A Novel Classification Method: Neighborhood-Based Positive Unlabeled Learning Using Decision Tree (NPULUD)

Bita Ghasemkhani; Kadriye Filiz Balbal; Kokten Ulas Birant; Derya Birant

doi:10.3390/e26050403

A Novel Classification Method: Neighborhood-Based Positive Unlabeled Learning Using Decision Tree (NPULUD)

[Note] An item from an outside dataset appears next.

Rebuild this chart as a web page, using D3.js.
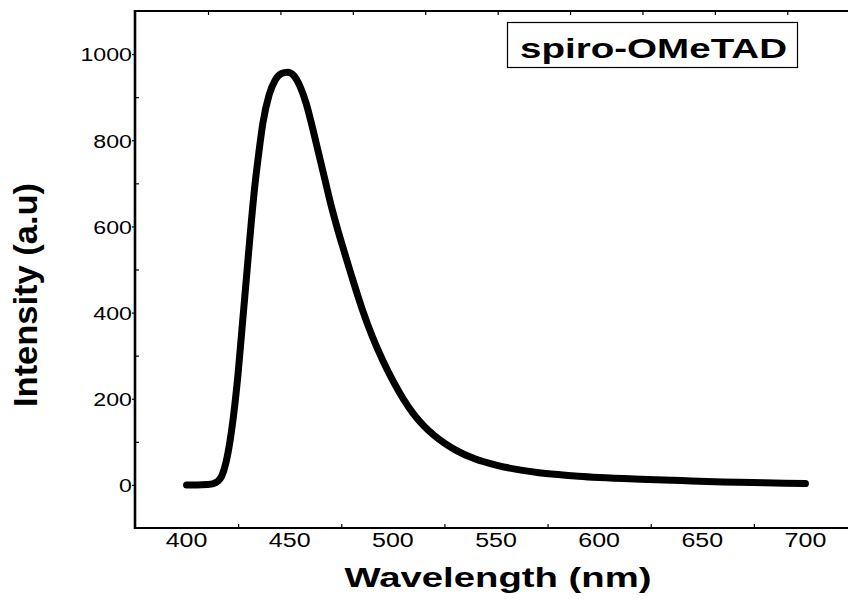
<!DOCTYPE html>
<html>
<head>
<meta charset="utf-8">
<script src="https://cdn.jsdelivr.net/npm/d3@7"></script>
<style>
  body { margin: 0; background: #fff; }
  text { font-family: "Liberation Sans", Arial, sans-serif; fill: #000; }
</style>
</head>
<body>
<div id="chart"></div>
<script>
// PL spectrum
const wavelength = [400, 405, 410, 413, 415, 417, 419, 421, 423, 425, 427, 429, 431, 433, 435, 437, 440, 443, 446, 449,
                    452, 455, 458, 461, 464, 467, 470, 473, 476, 480, 485, 490, 495, 500, 505, 510, 515, 520, 525, 530,
                    540, 550, 560, 570, 580, 590, 600, 620, 640, 660, 680, 700];
const intensity = [0, 0, 1, 3, 8, 20, 50, 100, 170, 260, 370, 480, 590, 690, 770, 840, 905, 940, 955, 958,
                   950, 925, 885, 830, 770, 710, 650, 597, 548, 485, 410, 345, 290, 242, 200, 165, 137, 115, 97, 82,
                   60, 46, 36, 29, 24, 20, 17, 13, 10, 7, 5, 3];

const xLabelTicks = [400, 450, 500, 550, 600, 650, 700];
const xMinorTicks = [425, 475, 525, 575, 625, 675, 725];
const topTicks = [410.4, 445.5, 480.6, 515.7, 550.8, 585.9, 621.0, 656.1, 691.2];
const yLabelTicks = [0, 200, 400, 600, 800, 1000];
const yMinorTicks = [100, 300, 500, 700, 900];
const legendLabel = "spiro-OMeTAD";

const width = 848,
      height = 599,
      margin = ({ top: 11, right: -9, bottom: 71, left: 135 });

const data = wavelength.map((w, i) => ({ w: w, v: intensity[i] }));

const svg = d3.select("#chart")
  .append("svg")
  .attr("width", width)
  .attr("height", height)
  .attr("viewBox", [0, 0, width, height]);

const x = d3.scaleLinear()
  .domain([375, 725])
  .range([margin.left, width - margin.right]);

const y = d3.scaleLinear()
  .domain([-100, 1100])
  .range([height - margin.bottom, margin.top]);

// frame lines
svg.append("line")
  .attr("x1", margin.left).attr("x2", width)
  .attr("y1", y(-100)).attr("y2", y(-100))
  .attr("stroke", "#000").attr("stroke-width", 2.2);
svg.append("line")
  .attr("x1", margin.left).attr("x2", width)
  .attr("y1", y(1100)).attr("y2", y(1100))
  .attr("stroke", "#000").attr("stroke-width", 2);
svg.append("line")
  .attr("x1", margin.left).attr("x2", margin.left)
  .attr("y1", y(1100) - 1).attr("y2", y(-100) + 1)
  .attr("stroke", "#000").attr("stroke-width", 2.6);

// bottom axis: minor ticks inward, labels without ticks
svg.append("g")
  .attr("transform", `translate(0,${y(-100)})`)
  .call(d3.axisBottom(x).tickValues(xMinorTicks).tickSize(-4).tickFormat(""))
  .call(g => g.select(".domain").remove())
  .call(g => g.selectAll("line").attr("stroke-width", 1.2));

svg.append("g")
  .selectAll("text")
  .data(xLabelTicks)
  .join("text")
  .attr("transform", d => `translate(${x(d)},547) scale(1.25,1)`)
  .attr("text-anchor", "middle")
  .attr("font-size", 20)
  .text(d => d);

// top ticks
svg.append("g")
  .attr("transform", `translate(0,${y(1100)})`)
  .call(d3.axisTop(x).tickValues(topTicks).tickSize(-4).tickFormat(""))
  .call(g => g.select(".domain").remove())
  .call(g => g.selectAll("line").attr("stroke-width", 1.2));

// left axis
svg.append("g")
  .attr("transform", `translate(${margin.left},0)`)
  .call(d3.axisLeft(y).tickValues(yMinorTicks).tickSize(-4).tickFormat(""))
  .call(g => g.select(".domain").remove())
  .call(g => g.selectAll("line").attr("stroke-width", 1.2));

svg.append("g")
  .attr("transform", `translate(${margin.left},0)`)
  .call(d3.axisLeft(y).tickValues(yLabelTicks).tickFormat(d3.format("d")).tickSize(3).tickPadding(0))
  .call(g => g.select(".domain").remove())
  .call(g => g.selectAll("line").attr("stroke-width", 1.2))
  .call(g => g.selectAll("text")
    .attr("x", null)
    .attr("dy", "0.36em")
    .attr("font-size", 19)
    .attr("font-family", "Liberation Sans, Arial, sans-serif")
    .attr("transform", "translate(-3,0) scale(1.22,1)"));

// spectrum
const line = d3.line()
  .x(d => x(d.w))
  .y(d => y(d.v))
  .curve(d3.curveMonotoneX);

svg.append("path")
  .datum(data)
  .attr("fill", "none")
  .attr("stroke", "#000")
  .attr("stroke-width", 7)
  .attr("stroke-linecap", "round")
  .attr("stroke-linejoin", "round")
  .attr("d", line);

// axis titles
svg.append("text")
  .attr("x", 498)
  .attr("y", 587)
  .attr("text-anchor", "middle")
  .attr("font-size", 28)
  .attr("font-weight", "bold")
  .attr("textLength", 307)
  .attr("lengthAdjust", "spacingAndGlyphs")
  .text("Wavelength (nm)");

svg.append("text")
  .attr("transform", "translate(37,295) rotate(-90)")
  .attr("text-anchor", "middle")
  .attr("font-size", 34)
  .attr("font-weight", "bold")
  .attr("textLength", 224)
  .attr("lengthAdjust", "spacingAndGlyphs")
  .text("Intensity (a.u)");

// legend box
const legend = svg.append("g");
legend.append("rect")
  .attr("x", 507.5)
  .attr("y", 22.5)
  .attr("width", 290)
  .attr("height", 45)
  .attr("fill", "#fff")
  .attr("stroke", "#000")
  .attr("stroke-width", 1.2);
legend.append("text")
  .attr("x", 520)
  .attr("y", 58)
  .attr("font-size", 28)
  .attr("font-weight", "bold")
  .attr("textLength", 267)
  .attr("lengthAdjust", "spacingAndGlyphs")
  .text(legendLabel);
</script>
</body>
</html>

Entropy (Basel). 2024 May 4;26(5):403. doi: 10.3390/e26050403.

Authors

Bita Ghasemkhani¹, Kadriye Filiz Balbal², Kokten Ulas Birant^{3

4}, Derya Birant⁴

Affiliations

¹ Graduate School of Natural and Applied Sciences, Dokuz Eylul University, Izmir 35390, Turkey.
² Department of Computer Science, Dokuz Eylul University, Izmir 35390, Turkey.
³ Information Technologies Research and Application Center (DEBTAM), Dokuz Eylul University, Izmir 35390, Turkey.
⁴ Department of Computer Engineering, Dokuz Eylul University, Izmir 35390, Turkey.

Abstract

In a standard binary supervised classification task, the existence of both negative and positive samples in the training dataset are required to construct a classification model. However, this condition is not met in certain applications where only one class of samples is obtainable. To overcome this problem, a different classification method, which learns from positive and unlabeled (PU) data, must be incorporated. In this study, a novel method is presented: neighborhood-based positive unlabeled learning using decision tree (NPULUD). First, NPULUD uses the nearest neighborhood approach for the PU strategy and then employs a decision tree algorithm for the classification task by utilizing the entropy measure. Entropy played a pivotal role in assessing the level of uncertainty in the training dataset, as a decision tree was developed with the purpose of classification. Through experiments, we validated our method over 24 real-world datasets. The proposed method attained an average accuracy of 87.24%, while the traditional supervised learning approach obtained an average accuracy of 83.99% on the datasets. Additionally, it is also demonstrated that our method obtained a statistically notable enhancement (7.74%), with respect to state-of-the-art peers, on average.

Keywords: artificial intelligence; classification; decision tree; entropy measure; k-nearest neighbors; machine learning; positive unlabeled learning; supervised learning.

Grants and funding

This research received no external funding.